I confess that I am a travel marketer’s ideal customer, in that I am a sucker for any superlative traveling destination. No matter the site, whether it is the biggest, smallest, shortest, or ugliest, I am drawn like a moth to the flame of its alleged greatness.
The Frisco of yore was a prominent stop along the Shawnee trail, the principal route along which longhorn cattle were driven north to the railroad. The Bronze Cattle Statue pays homage to this period in history and its shaping of the land. And, it is the longest continuous statue collection in the United States. Sign me up.
The statues, including an idyllic campfire cowboy scene, ring a peaceful lake and continue about a quarter of a mile down the road. Each statue is unique depiction of the exalted longhorn cattle or their true grit wranglers. Along the path, sign posts annotate the details of history of the longhorn cattle drives, giving us an impromptu history lesson.

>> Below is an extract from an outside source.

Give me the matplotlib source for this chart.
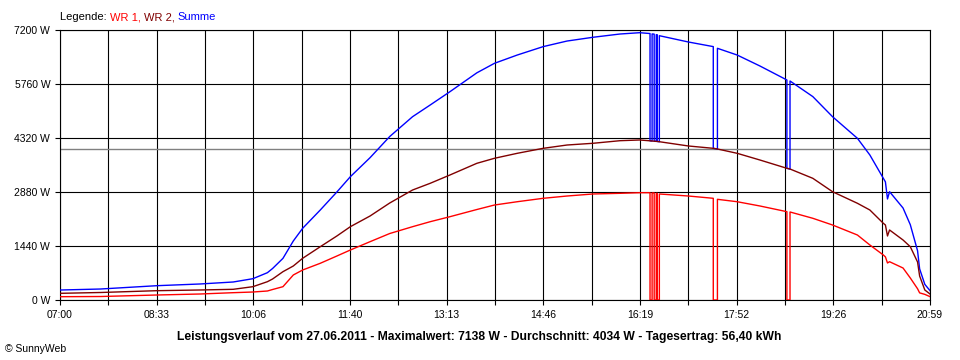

The length of the statue collection gave us an enjoyable walk and some moments to discuss the role of cowboys and cattle in the history of Texas. With interesting juxtaposition, the sculpture trail runs parallel to a major shopping center. But, if you concentrate the Old Navy and Super Target of the modern day Frisco fade into the distance and you can almost hear the lowing of the cattle and the calling of the cowboys from days gone by.